ResultsComparer has some unexpected behavior. It throws an exception when there's multiple reports in the same folder, so you may need to clear results from repeated runs. And it doesn't work with results from "dry" jobs.
CI
We're looking to add this as part of our Github Action workflows, but it applies equally well to any other CI/CD platform.
It's tempting to fail a build/PR if any benchmark is slower. But, sometimes it's unavoidable with a bug fix or "correct" implementation. IF we wanted to do it anyway, check if any test is "Slower":
# Output comparison as CSV `./csv`
dotnet ResultsComparer.dll --base ./base --diff ./BenchmarkDotNet.Artifacts --threshold '5%' --csv ./csv
# Parse csv, give it a header (it doesn't have one), and get 3rd column
$column = Import-csv -Path ./csv -Delimiter ';' -Header 'Benchmark','Source','Result' `
| Select-Object 'Result'
# Check for "Slower"
($column | % { $_.Result }).Contains("Slower")
What we'd really like is a summary in the comments of a pull request- similar to our code coverage reports. There's multiple ways to add a comment from a workflow:
- github-script block
- curl/REST
- Community marketplace action (option1, option2)

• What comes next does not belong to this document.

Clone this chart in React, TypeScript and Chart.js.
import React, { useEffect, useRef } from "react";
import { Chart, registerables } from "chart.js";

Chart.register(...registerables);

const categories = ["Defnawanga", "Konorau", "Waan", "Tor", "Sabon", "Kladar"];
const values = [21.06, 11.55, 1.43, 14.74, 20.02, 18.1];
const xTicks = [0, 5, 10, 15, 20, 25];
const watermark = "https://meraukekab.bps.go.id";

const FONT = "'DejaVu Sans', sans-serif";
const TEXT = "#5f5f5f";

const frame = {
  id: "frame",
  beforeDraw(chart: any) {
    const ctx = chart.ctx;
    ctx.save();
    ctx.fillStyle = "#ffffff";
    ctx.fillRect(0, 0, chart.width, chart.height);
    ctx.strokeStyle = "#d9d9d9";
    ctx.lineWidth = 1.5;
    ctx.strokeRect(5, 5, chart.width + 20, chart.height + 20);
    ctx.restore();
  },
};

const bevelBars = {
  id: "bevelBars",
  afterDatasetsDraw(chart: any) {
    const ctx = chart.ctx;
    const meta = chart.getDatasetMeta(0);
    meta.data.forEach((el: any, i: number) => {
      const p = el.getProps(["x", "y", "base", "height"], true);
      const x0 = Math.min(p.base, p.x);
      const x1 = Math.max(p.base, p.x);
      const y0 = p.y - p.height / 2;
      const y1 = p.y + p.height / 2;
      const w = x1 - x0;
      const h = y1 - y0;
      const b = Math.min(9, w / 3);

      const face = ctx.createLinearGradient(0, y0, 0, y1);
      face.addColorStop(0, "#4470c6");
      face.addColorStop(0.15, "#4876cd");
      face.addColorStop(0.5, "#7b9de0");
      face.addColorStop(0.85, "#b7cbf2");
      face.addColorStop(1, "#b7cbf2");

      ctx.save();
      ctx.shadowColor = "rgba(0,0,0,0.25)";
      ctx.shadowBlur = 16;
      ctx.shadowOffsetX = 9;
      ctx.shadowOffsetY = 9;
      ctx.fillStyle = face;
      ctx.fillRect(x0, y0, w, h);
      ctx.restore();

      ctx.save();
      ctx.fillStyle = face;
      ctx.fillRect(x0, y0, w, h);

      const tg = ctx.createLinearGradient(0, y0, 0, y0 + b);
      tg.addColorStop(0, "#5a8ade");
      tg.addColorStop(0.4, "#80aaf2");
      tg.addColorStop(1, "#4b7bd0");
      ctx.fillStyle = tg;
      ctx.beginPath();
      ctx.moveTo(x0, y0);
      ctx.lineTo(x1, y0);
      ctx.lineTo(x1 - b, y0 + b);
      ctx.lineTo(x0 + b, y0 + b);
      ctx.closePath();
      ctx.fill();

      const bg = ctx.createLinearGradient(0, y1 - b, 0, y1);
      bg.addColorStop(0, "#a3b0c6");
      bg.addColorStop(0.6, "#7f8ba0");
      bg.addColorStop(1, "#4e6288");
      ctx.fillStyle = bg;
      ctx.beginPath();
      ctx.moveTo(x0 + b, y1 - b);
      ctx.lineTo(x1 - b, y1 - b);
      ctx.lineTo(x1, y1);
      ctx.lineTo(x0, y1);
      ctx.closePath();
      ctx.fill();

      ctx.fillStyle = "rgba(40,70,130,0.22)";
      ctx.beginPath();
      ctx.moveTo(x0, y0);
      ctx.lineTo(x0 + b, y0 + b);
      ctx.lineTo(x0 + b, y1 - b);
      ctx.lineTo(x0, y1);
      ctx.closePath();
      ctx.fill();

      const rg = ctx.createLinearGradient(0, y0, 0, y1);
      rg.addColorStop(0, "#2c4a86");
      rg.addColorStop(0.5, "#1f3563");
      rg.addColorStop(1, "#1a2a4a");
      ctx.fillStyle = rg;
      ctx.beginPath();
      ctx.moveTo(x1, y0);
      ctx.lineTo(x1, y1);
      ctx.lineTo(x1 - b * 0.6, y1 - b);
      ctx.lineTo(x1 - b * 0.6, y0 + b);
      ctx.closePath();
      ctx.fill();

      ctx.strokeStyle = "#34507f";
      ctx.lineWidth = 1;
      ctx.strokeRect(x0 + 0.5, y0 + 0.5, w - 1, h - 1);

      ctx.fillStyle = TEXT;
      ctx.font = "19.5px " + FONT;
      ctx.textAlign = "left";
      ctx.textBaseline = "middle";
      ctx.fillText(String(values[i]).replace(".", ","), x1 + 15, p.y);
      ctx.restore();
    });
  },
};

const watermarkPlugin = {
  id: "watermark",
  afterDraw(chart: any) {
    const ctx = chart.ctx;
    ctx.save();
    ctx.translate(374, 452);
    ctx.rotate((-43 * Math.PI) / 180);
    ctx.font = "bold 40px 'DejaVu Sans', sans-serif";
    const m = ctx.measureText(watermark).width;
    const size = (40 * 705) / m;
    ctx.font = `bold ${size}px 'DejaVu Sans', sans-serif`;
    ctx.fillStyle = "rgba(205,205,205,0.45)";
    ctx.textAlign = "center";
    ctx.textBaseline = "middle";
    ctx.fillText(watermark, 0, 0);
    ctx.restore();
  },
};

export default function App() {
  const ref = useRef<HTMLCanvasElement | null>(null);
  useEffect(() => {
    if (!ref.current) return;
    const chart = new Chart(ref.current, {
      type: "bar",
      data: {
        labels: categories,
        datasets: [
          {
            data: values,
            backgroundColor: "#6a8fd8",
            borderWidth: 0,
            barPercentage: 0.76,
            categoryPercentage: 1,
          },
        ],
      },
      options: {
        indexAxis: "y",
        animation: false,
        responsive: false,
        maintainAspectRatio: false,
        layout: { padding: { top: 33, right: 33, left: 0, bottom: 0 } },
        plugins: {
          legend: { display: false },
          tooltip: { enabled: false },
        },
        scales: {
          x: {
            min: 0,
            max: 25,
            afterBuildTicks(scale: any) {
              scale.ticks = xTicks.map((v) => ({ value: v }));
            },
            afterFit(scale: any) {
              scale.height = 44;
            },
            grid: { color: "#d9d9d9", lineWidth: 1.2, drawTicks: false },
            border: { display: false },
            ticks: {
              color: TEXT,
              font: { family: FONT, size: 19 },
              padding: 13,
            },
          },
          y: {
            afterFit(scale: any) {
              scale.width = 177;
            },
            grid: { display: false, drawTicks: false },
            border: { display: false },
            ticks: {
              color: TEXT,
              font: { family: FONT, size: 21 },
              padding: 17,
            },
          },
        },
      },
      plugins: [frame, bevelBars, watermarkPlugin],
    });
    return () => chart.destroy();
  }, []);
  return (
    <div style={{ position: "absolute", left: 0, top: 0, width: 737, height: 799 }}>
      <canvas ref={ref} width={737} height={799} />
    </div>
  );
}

Using HTTP REST, PowerShell works on all platforms and requires no external dependencies:
# Run ResultsComparer and capture markdown output
$output = dotnet ResultsComparer.dll --base ./BenchmarkDotNet.Artifacts/ --diff ./diff --threshold '5%'
# Convert string[] output to single string with line-breaks
$body = $output -join '`n'
$secure_token = ConvertTo-SecureString -String $GITHUB_TOKEN -AsPlainText
# POST comment to PR
Invoke-WebRequest `
-Method Post `
-Headers @{accept= 'application/vnd.github.v3+json'} `
-Uri https://api.github.com/repos/$USER/$REPO/issues/$PR_ID/comments `
-Body (ConvertTo-Json @{body=$body}) `
-Authentication OAuth -Token $secure_token
Where $PR_ID
can be obtained from ${{github.event.issue.number}}
in the workflow.
Assuming everything is correct:
We've now got a bunch pieces, but haven't really settled on how we want the process to work. Similar to before, we can attach any of the generated reports with upload-artifact
/download-artifact
or upload-release-asset
as build artifacts or release assets, respectively. And then generate comparison reports. But, it feels best to use a wide gamut of fine-grained benchmarks to catch performance regressions in PRs, and then a smaller number of broader, generalized tests to highlight changes between releases. This calls for more experimentation.